TASK GOAL:
How many lines in the listing below include the word "this"? Answer with the number and nothing else.

──────────

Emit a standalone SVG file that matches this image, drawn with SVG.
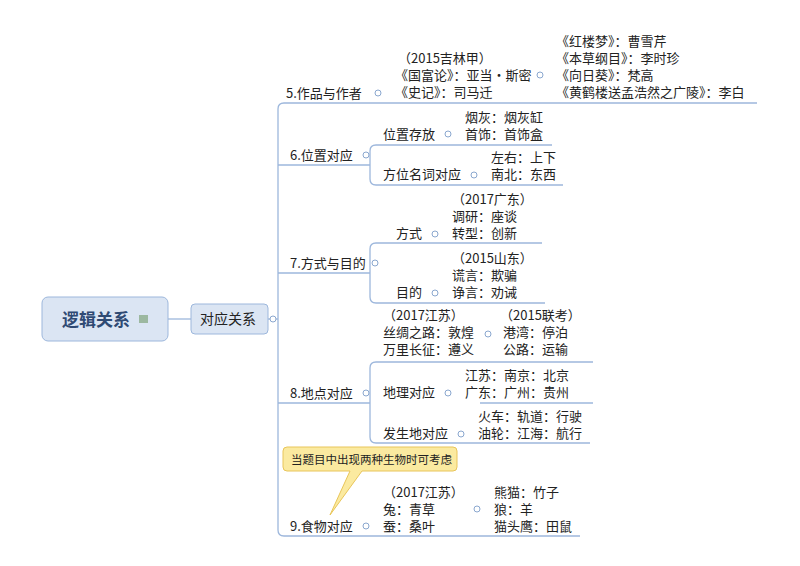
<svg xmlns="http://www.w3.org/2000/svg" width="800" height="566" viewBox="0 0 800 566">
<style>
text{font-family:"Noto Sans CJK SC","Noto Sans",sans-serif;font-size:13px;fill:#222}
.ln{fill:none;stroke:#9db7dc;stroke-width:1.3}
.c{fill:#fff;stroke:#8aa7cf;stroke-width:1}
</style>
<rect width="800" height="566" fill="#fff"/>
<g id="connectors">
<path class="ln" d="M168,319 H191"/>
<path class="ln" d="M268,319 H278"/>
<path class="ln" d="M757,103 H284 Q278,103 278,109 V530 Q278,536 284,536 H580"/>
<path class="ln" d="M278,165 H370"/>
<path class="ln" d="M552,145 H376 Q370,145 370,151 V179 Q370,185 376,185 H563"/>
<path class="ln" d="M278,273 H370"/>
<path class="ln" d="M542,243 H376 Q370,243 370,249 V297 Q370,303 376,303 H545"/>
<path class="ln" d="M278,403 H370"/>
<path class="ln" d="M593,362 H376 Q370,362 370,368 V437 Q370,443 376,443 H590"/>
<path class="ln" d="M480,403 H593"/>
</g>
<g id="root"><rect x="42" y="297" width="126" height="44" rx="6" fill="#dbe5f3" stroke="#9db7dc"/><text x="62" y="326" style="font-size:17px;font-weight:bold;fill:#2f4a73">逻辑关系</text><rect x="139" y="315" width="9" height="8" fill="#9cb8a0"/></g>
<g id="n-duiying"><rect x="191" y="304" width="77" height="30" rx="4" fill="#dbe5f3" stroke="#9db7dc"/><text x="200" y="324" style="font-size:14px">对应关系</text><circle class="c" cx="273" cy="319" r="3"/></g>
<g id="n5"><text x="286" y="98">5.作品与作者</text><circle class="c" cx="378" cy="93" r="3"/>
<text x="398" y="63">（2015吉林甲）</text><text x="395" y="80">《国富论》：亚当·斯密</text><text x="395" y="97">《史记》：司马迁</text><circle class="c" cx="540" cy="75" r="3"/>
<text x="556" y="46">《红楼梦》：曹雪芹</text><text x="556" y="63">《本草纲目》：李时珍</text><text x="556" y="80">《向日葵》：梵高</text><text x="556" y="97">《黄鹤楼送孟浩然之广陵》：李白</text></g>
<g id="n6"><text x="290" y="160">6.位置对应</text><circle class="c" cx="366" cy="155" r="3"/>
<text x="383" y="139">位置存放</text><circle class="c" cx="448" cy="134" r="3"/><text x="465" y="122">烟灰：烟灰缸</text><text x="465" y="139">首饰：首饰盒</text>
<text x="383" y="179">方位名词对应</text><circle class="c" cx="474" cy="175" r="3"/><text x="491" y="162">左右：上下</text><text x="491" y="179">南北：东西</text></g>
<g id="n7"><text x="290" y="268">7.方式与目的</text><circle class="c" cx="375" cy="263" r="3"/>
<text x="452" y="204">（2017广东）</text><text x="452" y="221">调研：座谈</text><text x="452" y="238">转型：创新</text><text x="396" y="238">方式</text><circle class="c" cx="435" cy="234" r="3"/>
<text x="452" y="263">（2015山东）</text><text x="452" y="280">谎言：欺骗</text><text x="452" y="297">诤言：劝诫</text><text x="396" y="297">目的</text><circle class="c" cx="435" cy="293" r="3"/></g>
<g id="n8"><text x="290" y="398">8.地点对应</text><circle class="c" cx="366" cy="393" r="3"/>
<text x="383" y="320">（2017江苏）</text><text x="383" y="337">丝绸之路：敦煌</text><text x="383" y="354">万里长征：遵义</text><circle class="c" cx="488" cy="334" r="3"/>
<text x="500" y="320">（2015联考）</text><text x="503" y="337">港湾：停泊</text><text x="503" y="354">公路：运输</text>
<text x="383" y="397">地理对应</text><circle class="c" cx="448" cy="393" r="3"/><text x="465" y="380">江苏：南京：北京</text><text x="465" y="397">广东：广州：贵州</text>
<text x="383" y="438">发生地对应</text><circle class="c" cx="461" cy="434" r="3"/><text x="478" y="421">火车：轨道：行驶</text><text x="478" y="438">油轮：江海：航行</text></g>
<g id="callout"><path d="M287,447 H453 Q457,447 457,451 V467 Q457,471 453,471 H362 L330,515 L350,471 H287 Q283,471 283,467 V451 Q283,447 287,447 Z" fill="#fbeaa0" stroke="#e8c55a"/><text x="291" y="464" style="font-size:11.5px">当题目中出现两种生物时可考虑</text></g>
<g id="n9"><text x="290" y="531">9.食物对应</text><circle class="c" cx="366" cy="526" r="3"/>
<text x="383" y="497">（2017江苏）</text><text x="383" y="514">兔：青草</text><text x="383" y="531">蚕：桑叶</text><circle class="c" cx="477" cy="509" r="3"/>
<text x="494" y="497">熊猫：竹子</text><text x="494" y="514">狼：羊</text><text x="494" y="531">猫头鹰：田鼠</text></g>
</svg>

──────────

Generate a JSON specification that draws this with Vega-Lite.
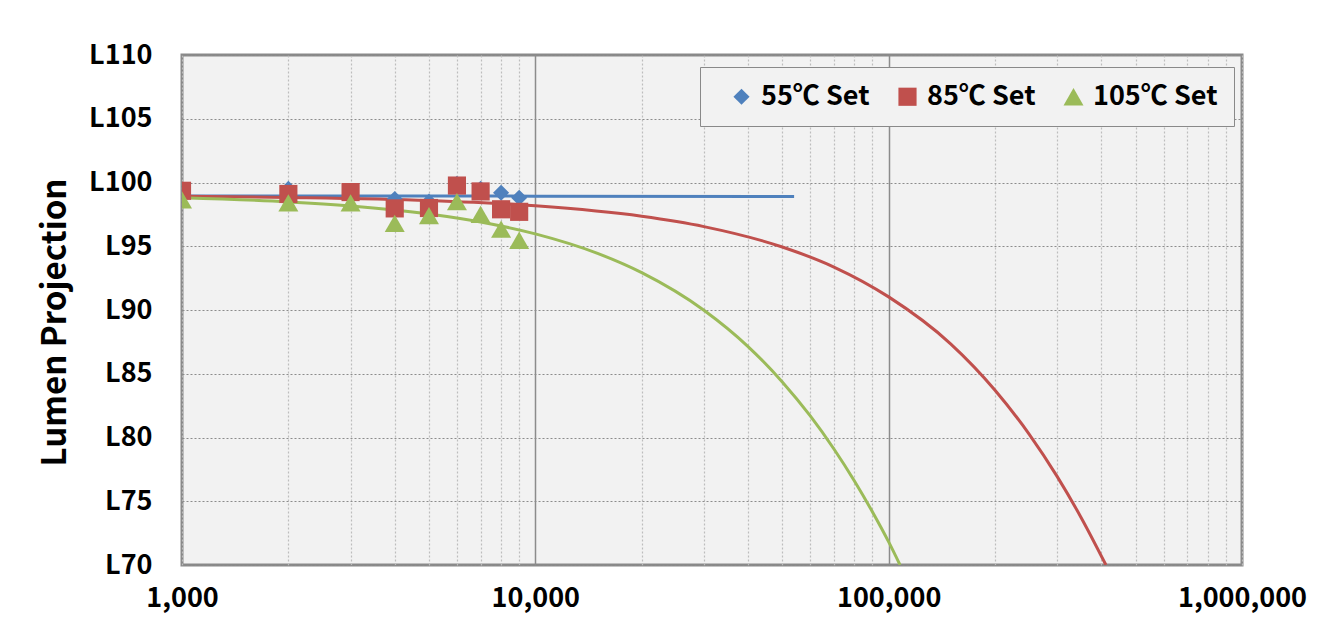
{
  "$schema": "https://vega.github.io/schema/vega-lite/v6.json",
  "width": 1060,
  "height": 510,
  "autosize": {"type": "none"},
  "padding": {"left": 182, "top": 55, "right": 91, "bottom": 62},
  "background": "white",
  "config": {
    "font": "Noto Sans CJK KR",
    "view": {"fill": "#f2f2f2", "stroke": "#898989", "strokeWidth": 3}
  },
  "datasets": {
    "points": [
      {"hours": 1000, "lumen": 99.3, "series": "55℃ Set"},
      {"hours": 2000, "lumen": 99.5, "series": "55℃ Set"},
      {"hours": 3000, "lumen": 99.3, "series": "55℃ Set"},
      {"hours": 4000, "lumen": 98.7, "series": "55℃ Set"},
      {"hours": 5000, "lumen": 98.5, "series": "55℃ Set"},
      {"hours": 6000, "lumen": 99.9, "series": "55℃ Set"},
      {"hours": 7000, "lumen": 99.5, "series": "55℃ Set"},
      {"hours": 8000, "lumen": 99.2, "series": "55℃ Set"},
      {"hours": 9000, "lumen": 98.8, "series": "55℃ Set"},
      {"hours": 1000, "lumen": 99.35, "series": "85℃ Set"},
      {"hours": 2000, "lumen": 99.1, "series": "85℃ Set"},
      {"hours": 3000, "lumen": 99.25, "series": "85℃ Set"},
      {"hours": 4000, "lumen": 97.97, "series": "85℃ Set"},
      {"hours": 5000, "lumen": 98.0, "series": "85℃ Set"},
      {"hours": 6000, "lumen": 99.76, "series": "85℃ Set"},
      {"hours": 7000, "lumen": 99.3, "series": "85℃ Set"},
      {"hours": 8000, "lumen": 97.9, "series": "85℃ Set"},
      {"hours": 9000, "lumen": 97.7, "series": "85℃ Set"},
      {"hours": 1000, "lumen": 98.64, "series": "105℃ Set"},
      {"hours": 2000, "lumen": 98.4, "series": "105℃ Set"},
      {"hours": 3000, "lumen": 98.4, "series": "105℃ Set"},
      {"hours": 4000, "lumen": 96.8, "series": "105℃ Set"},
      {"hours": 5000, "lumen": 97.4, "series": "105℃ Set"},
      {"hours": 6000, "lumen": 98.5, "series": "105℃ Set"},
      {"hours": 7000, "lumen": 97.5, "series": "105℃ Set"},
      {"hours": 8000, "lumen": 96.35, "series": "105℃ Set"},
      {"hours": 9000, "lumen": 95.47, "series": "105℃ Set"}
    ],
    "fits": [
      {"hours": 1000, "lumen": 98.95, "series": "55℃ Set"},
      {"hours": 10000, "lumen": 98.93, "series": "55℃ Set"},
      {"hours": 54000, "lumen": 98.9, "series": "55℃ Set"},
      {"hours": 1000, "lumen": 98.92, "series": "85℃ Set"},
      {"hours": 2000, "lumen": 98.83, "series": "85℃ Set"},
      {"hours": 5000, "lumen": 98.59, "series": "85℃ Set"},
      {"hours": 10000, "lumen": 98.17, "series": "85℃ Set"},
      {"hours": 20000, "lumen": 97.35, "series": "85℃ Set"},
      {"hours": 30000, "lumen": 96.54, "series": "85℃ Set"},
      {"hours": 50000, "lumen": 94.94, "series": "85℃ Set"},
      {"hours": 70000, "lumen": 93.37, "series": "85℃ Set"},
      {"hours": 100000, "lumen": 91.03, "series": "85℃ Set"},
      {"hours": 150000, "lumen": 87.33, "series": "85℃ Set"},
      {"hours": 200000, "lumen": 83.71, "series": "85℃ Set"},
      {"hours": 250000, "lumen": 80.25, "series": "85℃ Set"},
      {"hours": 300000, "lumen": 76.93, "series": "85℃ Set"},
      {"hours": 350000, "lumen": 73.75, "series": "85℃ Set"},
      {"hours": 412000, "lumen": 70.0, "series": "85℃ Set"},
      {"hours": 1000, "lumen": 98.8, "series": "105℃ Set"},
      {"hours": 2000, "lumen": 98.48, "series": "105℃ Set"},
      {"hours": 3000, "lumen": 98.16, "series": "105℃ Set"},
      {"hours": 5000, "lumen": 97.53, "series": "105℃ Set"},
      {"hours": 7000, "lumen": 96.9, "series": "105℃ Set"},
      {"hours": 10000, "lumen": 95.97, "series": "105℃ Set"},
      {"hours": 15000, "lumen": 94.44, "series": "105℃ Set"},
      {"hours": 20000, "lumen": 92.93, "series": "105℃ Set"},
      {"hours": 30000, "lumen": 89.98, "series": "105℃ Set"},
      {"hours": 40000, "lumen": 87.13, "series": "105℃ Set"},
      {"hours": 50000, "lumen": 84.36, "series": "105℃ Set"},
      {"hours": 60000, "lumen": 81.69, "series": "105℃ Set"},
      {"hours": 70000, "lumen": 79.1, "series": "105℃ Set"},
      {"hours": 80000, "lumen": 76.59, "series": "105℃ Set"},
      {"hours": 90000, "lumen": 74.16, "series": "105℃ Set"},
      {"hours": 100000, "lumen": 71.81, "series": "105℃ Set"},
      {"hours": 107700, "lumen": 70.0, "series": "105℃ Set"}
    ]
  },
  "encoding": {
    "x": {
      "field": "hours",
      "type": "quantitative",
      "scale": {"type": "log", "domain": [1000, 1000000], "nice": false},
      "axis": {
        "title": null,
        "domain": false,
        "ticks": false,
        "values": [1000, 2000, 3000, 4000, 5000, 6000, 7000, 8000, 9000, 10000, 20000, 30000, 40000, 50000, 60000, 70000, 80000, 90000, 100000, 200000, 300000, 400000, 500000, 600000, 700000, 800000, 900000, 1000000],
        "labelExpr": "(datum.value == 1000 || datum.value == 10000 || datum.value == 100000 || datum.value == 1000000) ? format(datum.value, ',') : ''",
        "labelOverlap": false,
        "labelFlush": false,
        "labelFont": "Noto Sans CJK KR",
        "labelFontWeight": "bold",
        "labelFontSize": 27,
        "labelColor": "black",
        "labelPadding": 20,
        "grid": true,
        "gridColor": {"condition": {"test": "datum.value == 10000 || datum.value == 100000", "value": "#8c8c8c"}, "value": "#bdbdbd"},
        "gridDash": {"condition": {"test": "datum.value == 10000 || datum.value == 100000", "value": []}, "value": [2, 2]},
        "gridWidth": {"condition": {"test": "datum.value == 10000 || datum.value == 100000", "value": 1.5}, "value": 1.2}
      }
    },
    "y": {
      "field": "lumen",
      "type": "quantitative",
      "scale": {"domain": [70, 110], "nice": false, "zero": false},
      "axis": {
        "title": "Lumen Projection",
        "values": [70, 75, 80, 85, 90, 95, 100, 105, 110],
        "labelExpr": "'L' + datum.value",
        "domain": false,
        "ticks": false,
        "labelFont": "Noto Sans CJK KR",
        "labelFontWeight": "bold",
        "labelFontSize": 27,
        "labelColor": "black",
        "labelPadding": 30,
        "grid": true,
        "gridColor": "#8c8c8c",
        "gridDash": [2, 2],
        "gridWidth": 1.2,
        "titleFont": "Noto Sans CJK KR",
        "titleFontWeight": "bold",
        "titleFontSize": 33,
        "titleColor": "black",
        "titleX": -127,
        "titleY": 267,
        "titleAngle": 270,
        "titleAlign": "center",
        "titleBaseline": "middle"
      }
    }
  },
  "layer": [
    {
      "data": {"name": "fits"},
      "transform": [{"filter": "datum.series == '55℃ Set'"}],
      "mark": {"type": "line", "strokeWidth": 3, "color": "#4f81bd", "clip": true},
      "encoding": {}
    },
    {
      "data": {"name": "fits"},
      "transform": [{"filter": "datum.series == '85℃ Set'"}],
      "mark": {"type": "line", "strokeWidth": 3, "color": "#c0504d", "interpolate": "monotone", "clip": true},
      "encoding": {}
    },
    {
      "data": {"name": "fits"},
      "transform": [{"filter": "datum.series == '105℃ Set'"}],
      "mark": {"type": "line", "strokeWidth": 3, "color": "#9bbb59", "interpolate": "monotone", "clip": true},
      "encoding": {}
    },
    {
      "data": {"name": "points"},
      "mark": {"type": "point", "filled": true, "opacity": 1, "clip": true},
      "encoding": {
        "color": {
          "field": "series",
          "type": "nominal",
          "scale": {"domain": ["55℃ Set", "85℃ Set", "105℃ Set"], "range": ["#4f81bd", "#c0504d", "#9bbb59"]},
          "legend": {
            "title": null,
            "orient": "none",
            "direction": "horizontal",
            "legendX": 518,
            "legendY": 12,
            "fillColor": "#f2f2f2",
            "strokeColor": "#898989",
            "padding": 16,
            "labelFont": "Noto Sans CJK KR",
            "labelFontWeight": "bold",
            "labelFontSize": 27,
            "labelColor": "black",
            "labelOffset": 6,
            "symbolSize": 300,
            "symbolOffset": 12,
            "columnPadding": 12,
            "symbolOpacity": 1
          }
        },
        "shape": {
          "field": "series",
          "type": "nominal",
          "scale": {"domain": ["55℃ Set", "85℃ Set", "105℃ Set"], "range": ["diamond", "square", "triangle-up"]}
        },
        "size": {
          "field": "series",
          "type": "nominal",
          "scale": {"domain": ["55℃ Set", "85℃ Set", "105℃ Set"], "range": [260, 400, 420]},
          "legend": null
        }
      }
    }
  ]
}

──────────

WRITTEN SOLUTION:
2